From the 50th Anniversary to the 51st Session

The United Nations should remain the guardian of Palestinian rights until they are fully realized

Last year, on the occasion of the 50th Anniversary of the United Nations, the world witnessed the most impressive gathering of world leaders to ever take place. 128 heads of state or government participated in the three days of the Special Commemorative Meeting. The occasion was an opportunity for leaders to reaffirm the importance of the United Nations, their support for the organization and their adherence to the Charter of the United Nations, which represents one of the most important documents of international law. The successful meeting and the declaration adopted by the participants symbolized a victory for ideals over narrow calculations and of future visions based on international cooperation over unilateralism and isolationist policies.

For the Palestinian people, this summit was even more significant because it brought with it additional international support. During that meeting, the United Nations came the closest ever to dealing with Palestine as a state. In fact, the General Assembly decided that the arrangements applying to member states should also be extended to Palestine, in its capacity as observer, along with the Holy See and Switzerland.
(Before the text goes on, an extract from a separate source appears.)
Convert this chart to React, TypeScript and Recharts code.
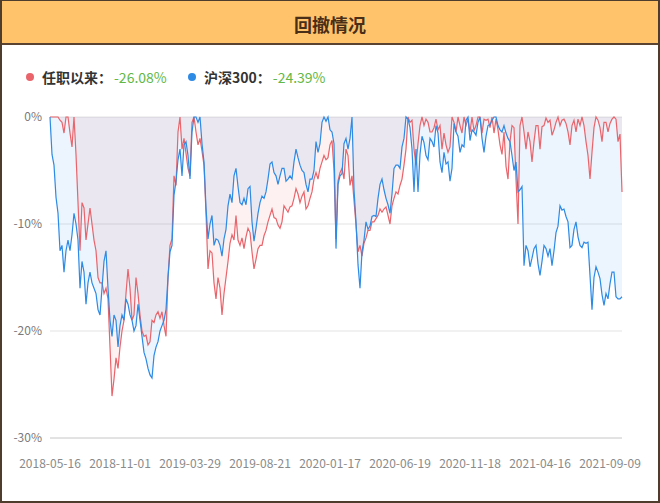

By random selection, President Arafat was given the chance to address the Special Commemorative Meeting of the General Assembly during the first session and was positioned to speak before the foreign ministers of member states scheduled during that same session. This was an important milestone in the continuous Palestinian struggle at the United Nations.

We are now in the midst of the 51st session, a little more than one year following that major event. While we still maintain the spirit of the 50th Anniversary, we nevertheless suffer the realities on the ground as we pursue the tasks before us at the United Nations this session. The stalemate of the peace process and the serious dangers emanating from Israeli policies and measures of the government of Mr. Netanyahu threaten to destroy that process. We are faced with the continuous deterioration of the situation of the Palestinian people, including their living conditions and their social and economic status. All of this must be reflected in the host of positions and resolutions to be adopted during the current session.

For the observer delegation of Palestine at the United Nations, there have always been certain principles guiding our work, which have remained valid and necessary after the start of the Middle East peace process and particularly after the signing of the Declaration of Principles in 1993.

The first principle is the permanent responsibility of the United Nations towards the question of Palestine. This legal, political and moral responsibility, which began with the General Assembly's partition of Palestine, does not end with the beginning of the peace process; it ends only with the achievement of a solution to the question of Palestine in all its aspects.

The second principle is the necessity for the international community to uphold the United Nations' Charter, international law and relevant Security Council resolutions. These remain valid in all circumstances and cannot be neutralized by the existence of the peace process or substituted by any transitional arrangements.

The third principle, which arose after the peace process, is that the international community should provide the necessary support for the process. This includes supervision of compliance by the parties with the agreements reached, affirmation of positions against violations and the provision of assistance to the Palestinian people in the building of their institutions and economy.

These principles, coupled with the evaluation of the actual situation, will serve as the basis for the twenty resolutions we plan to introduce to the General Assembly this session under various agenda items. These resolutions will naturally include clear and unwavering positions on all final status issues, such as Jerusalem, refugees and settlements, as well as positions on Israeli practices and measures. Most importantly, they will include reaffirmations of the inalienable rights of the Palestinian people. In this regard, clearly the United Nations should remain the guardian of Palestinian rights until they are fully realized.